WORK REQUIRED
Starting with the first line below, extract each line through the one that contains "20000, 30000, 40000, 50000, 60000, 70000, 80000, 90000, 200000];", inclusive, excluding pictures.

DATA EXTRACT
· · ·

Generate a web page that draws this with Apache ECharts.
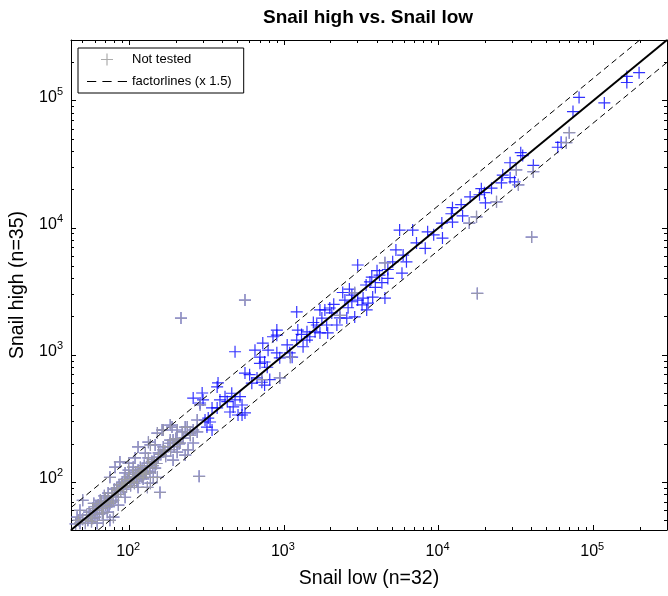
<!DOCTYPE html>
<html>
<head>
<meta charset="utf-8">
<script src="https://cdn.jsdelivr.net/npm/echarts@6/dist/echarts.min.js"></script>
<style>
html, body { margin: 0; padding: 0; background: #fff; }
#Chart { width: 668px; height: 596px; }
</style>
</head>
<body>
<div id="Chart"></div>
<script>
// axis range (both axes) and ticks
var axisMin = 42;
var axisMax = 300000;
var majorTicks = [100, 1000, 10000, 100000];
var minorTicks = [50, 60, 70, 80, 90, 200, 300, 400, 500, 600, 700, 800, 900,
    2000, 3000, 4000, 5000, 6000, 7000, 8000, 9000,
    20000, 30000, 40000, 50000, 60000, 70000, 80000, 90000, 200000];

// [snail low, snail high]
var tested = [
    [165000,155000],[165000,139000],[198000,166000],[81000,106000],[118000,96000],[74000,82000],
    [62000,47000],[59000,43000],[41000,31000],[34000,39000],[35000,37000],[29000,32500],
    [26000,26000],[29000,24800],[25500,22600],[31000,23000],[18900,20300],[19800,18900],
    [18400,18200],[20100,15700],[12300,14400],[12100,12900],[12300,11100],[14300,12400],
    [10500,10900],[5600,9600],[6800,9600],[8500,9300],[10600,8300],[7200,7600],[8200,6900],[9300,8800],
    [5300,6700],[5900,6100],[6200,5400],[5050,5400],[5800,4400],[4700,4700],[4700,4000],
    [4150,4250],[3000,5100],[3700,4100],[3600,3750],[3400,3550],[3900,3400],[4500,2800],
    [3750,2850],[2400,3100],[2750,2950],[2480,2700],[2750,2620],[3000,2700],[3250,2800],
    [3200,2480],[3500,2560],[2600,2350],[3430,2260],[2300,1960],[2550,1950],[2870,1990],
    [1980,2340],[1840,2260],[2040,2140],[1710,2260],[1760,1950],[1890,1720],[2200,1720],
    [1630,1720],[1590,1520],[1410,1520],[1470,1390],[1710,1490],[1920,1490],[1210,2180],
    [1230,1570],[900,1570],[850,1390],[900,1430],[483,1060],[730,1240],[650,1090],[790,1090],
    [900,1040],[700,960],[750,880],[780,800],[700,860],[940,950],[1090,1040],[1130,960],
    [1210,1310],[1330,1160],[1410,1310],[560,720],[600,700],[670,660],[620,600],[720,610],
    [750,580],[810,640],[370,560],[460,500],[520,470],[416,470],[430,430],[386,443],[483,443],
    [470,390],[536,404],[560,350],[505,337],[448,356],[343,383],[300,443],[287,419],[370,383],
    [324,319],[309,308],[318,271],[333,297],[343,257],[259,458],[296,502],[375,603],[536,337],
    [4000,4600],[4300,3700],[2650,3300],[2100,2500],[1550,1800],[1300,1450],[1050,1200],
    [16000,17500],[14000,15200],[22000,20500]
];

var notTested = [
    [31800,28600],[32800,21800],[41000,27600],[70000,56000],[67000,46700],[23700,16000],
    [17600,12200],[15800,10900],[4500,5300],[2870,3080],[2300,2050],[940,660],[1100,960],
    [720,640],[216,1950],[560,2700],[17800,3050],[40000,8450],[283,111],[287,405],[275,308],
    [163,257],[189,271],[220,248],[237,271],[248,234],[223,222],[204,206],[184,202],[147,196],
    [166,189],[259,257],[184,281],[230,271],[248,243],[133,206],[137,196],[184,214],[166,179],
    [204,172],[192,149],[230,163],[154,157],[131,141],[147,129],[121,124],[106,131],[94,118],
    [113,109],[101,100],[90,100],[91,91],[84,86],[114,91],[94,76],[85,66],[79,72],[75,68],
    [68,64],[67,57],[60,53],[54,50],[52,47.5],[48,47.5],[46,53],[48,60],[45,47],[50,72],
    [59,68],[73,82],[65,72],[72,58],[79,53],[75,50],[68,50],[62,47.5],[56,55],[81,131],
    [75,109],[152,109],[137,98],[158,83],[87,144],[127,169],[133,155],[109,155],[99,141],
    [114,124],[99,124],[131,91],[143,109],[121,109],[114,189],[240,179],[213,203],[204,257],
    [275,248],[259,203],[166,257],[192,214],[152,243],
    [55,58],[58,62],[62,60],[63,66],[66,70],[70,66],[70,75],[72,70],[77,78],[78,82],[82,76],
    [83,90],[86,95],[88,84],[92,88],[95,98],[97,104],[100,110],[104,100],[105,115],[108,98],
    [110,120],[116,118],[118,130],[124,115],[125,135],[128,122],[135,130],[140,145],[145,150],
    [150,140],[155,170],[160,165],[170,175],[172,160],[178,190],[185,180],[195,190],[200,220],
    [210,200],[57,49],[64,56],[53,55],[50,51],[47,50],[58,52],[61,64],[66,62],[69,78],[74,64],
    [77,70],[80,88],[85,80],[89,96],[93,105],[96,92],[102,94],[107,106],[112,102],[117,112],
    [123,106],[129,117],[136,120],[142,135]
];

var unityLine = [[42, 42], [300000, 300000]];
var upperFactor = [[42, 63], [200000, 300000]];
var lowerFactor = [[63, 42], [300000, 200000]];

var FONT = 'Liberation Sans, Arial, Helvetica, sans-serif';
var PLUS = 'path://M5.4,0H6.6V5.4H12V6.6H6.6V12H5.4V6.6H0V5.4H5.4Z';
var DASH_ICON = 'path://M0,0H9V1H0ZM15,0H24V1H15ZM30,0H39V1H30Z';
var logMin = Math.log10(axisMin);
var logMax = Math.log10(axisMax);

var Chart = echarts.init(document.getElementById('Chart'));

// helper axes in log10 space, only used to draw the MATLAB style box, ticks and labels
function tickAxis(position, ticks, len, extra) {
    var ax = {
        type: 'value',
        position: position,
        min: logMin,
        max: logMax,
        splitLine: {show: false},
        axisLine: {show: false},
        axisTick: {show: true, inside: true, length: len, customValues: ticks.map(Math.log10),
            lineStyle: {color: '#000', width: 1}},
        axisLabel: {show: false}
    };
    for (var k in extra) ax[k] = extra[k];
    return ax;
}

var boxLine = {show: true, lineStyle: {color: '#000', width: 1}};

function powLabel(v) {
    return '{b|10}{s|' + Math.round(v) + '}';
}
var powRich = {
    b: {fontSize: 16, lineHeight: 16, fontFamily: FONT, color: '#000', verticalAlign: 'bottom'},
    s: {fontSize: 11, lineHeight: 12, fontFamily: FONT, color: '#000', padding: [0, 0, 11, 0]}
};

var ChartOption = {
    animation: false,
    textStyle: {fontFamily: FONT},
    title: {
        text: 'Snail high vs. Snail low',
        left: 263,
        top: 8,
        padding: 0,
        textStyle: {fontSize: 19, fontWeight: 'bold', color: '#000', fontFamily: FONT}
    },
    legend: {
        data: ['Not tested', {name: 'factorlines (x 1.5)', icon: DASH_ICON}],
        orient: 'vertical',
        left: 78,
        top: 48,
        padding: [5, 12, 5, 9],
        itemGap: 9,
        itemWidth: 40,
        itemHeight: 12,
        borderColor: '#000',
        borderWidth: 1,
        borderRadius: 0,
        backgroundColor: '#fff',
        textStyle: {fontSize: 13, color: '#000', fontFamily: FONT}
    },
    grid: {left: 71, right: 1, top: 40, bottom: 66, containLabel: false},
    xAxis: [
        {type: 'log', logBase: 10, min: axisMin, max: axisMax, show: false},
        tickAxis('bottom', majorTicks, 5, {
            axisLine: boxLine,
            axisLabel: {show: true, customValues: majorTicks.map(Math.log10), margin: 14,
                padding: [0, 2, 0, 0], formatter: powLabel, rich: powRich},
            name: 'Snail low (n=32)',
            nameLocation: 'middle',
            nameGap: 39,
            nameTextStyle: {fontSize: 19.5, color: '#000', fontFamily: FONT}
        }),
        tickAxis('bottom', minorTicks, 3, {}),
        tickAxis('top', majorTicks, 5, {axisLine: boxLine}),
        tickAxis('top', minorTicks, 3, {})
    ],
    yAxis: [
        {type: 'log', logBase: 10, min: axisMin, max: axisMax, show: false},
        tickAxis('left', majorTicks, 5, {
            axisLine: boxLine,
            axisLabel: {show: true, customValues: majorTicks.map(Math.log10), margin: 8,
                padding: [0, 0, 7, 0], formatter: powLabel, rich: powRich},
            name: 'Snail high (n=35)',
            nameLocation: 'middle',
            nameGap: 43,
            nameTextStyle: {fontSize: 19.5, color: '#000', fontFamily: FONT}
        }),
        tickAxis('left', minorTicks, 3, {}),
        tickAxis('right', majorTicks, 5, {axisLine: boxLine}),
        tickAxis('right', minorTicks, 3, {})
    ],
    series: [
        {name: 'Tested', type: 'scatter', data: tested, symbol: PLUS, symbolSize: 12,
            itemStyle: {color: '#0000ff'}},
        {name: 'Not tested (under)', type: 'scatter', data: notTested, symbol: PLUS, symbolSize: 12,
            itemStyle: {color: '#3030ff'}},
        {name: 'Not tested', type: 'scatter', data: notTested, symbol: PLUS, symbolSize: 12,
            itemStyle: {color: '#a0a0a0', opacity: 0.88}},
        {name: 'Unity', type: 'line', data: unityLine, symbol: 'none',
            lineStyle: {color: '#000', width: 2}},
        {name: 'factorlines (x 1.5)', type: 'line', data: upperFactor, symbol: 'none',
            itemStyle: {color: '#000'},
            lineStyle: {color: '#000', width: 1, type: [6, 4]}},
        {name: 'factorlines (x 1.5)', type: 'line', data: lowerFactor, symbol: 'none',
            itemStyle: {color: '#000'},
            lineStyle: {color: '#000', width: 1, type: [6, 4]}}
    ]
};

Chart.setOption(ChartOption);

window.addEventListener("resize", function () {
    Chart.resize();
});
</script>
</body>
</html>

· · ·

WRITTEN RESPONSE
Generate a web page that draws this with Apache ECharts.
<!DOCTYPE html>
<html>
<head>
<meta charset="utf-8">
<script src="https://cdn.jsdelivr.net/npm/echarts@6/dist/echarts.min.js"></script>
<style>
html, body { margin: 0; padding: 0; background: #fff; }
#Chart { width: 668px; height: 596px; }
</style>
</head>
<body>
<div id="Chart"></div>
<script>
// axis range (both axes) and ticks
var axisMin = 42;
var axisMax = 300000;
var majorTicks = [100, 1000, 10000, 100000];
var minorTicks = [50, 60, 70, 80, 90, 200, 300, 400, 500, 600, 700, 800, 900,
    2000, 3000, 4000, 5000, 6000, 7000, 8000, 9000,
    20000, 30000, 40000, 50000, 60000, 70000, 80000, 90000, 200000];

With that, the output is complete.